Previously, denim trousers had been worn by working cowboys and then factory workers in the US – with the oldest recorded pair being worn by an Italian, Giuseppe Garibaldi, in 1860. Incidentally the word “jean” is thought to derive from Genoa, which is where denim originally came from.
In the 1950s, respectable people wore suits and suit trousers. The emerging teenage subculture, fueled by an emergent rock n roll,On the Waterfront, and a general desire to forestall the tribulations of adulthood, adopted the trouser of the disenfranchised instead. Presumably the symbolic power of jeans at the time was one of opposition.
By wearing the uniform of the underclasses, the teenagers signaled their antipathy to the “straight” life of their parents.
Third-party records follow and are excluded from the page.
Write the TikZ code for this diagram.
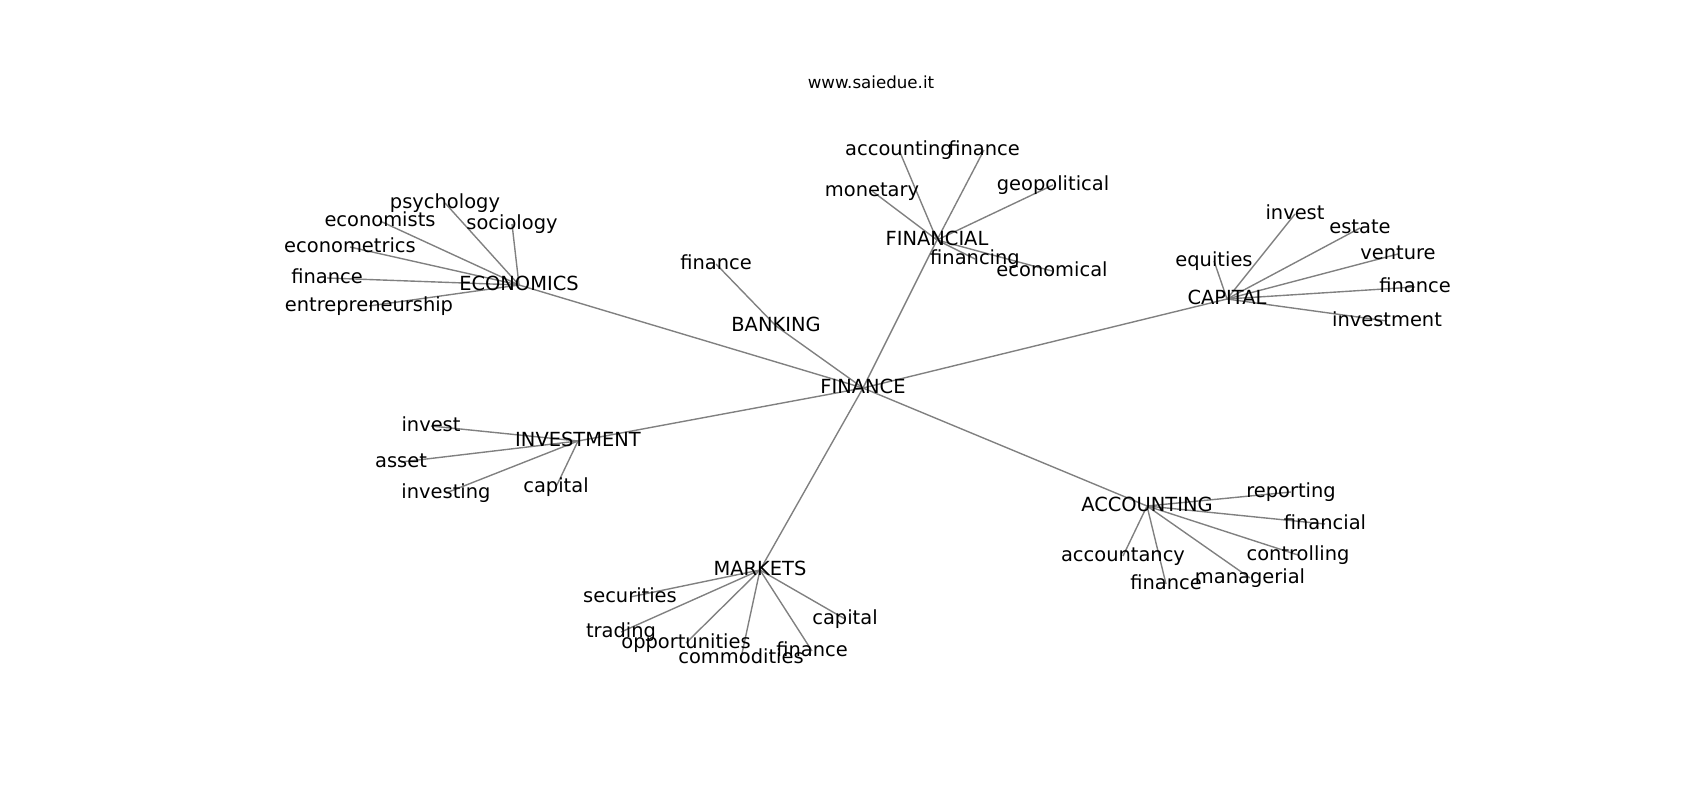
\documentclass[tikz,border=0pt]{standalone}
\usepackage{fontspec}
\setmainfont{DejaVu Sans}
\usetikzlibrary{backgrounds}

\tikzset{
  word/.style={font=\fontsize{14}{17}\selectfont, inner sep=0pt,
    text height=0.8em, text depth=0em},
  link/.style={draw=gray, line width=1pt},
}

\begin{document}
\begin{tikzpicture}[x=0.72pt, y=-0.72pt]
    \useasboundingbox (0,0) rectangle (1700,800);

    % Title
    \node[font=\fontsize{12}{14}\selectfont] (title) at (871,82) {www.saiedue.it};

    % Hub
    \node[word] (finance) at (863,388) {FINANCE};

    % Topics
    \node[word] (economics) at (519,285) {ECONOMICS};
    \node[word] (banking) at (776,326) {BANKING};
    \node[word] (financial) at (937,240) {FINANCIAL};
    \node[word] (capital) at (1227,299) {CAPITAL};
    \node[word] (investment) at (578,441) {INVESTMENT};
    \node[word] (markets) at (760,570) {MARKETS};
    \node[word] (accounting) at (1147,506) {ACCOUNTING};

    % Economics words
    \node[word] (psychology) at (445,203) {psychology};
    \node[word] (economists) at (380,221) {economists};
    \node[word] (econometrics) at (350,247) {econometrics};
    \node[word] (ecofinance) at (327,278) {finance};
    \node[word] (entrepreneurship) at (369,306) {entrepreneurship};
    \node[word] (sociology) at (512,224) {sociology};

    % Banking words
    \node[word] (bankfinance) at (716,264) {finance};

    % Financial words
    \node[word] (accountingw) at (899,150) {accounting};
    \node[word] (finfinance) at (984,150) {finance};
    \node[word] (monetary) at (872,191) {monetary};
    \node[word] (geopolitical) at (1053,185) {geopolitical};
    \node[word] (financing) at (975,259) {financing};
    \node[word] (economical) at (1052,271) {economical};

    % Capital words
    \node[word] (capinvest) at (1295,214) {invest};
    \node[word] (estate) at (1360,228) {estate};
    \node[word] (venture) at (1398,254) {venture};
    \node[word] (capfinance) at (1415,287) {finance};
    \node[word] (capinvestment) at (1387,321) {investment};
    \node[word] (equities) at (1214,261) {equities};

    % Investment words
    \node[word] (invinvest) at (431,426) {invest};
    \node[word] (asset) at (401,462) {asset};
    \node[word] (investing) at (446,493) {investing};
    \node[word] (invcapital) at (556,487) {capital};

    % Markets words
    \node[word] (securities) at (630,597) {securities};
    \node[word] (trading) at (621,632) {trading};
    \node[word] (opportunities) at (686,643) {opportunities};
    \node[word] (commodities) at (741,658) {commodities};
    \node[word] (mktfinance) at (812,651) {finance};
    \node[word] (mktcapital) at (845,619) {capital};

    % Accounting words
    \node[word] (reporting) at (1291,492) {reporting};
    \node[word] (financialw) at (1325,524) {financial};
    \node[word] (controlling) at (1298,555) {controlling};
    \node[word] (managerial) at (1250,578) {managerial};
    \node[word] (accfinance) at (1166,584) {finance};
    \node[word] (accountancy) at (1123,556) {accountancy};

    % Edges
    \begin{scope}[on background layer]
    \foreach \a/\b in {finance/economics, finance/banking, finance/financial,
        finance/capital, finance/investment, finance/markets, finance/accounting,
        economics/psychology, economics/economists, economics/econometrics,
        economics/ecofinance, economics/entrepreneurship, economics/sociology,
        banking/bankfinance,
        financial/accountingw, financial/finfinance, financial/monetary,
        financial/geopolitical, financial/financing, financial/economical,
        capital/capinvest, capital/estate, capital/venture,
        capital/capfinance, capital/capinvestment, capital/equities,
        investment/invinvest, investment/asset, investment/investing, investment/invcapital,
        markets/securities, markets/trading, markets/opportunities,
        markets/commodities, markets/mktfinance, markets/mktcapital,
        accounting/reporting, accounting/financialw, accounting/controlling,
        accounting/managerial, accounting/accfinance, accounting/accountancy}
      \draw[link] (\a.center) -- (\b.center);
    \end{scope}
\end{tikzpicture}
\end{document}
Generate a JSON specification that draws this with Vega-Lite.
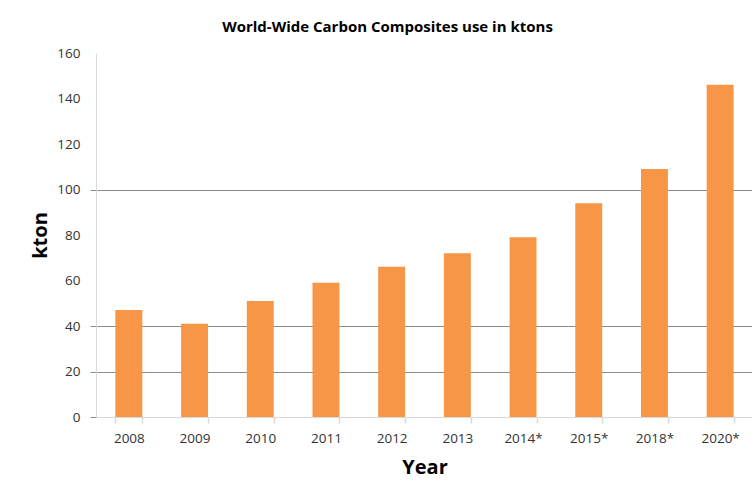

The alignment of denim trousers with a perceived underclass mentality, or more accurately an antipathy to the mores of what are seen as the ruling classes, has continued for some tribes ever since. The hip hop fan alluded to earlier takes his or her baggy denim (wittingly or otherwise) as a reference to the over-sized clothes given to inmates in US correctional facilities. Where, given that you don’t know who will be incarcerated, or when, it is more sensible to order the biggest sizes in bulk and know your prison denim will fit every inmate.
Many modern tribes take their denim references from less violent or overtly subversive tropes. For example, currently hip styles include flared jeans, a direct reference to the late 60s and early 70s, when the teenage rebellion threatened to take over the world; slouchy fits and dungarees, which were popular with the kids in the 80s; and tight fits, last seen gracing the sweaty bodies of punks as they railed against the establishment in the crossover period between rock n roll and hip hop.
Fashion as a whole seems to be looking backwards at the moment. The high street awash with old style fonts and packaging. Clothing trends are going the same way, with big colourful tees and mix and match looks last seen in the 1980s. The jeans for today are skinny for the guys and girls both, plenty of colours – or, again for both sexes, jean shorts in the summer.
When I was young enough to need to maintain my style against whatever was hot that season, it was all punk and rockers. Now it seems to be 80s kids – like the cast of The Breakfast Club is wandering around everywhere I go. So where next for trendy jeans? Back to the 60s – or is hip hop going to make a comeback?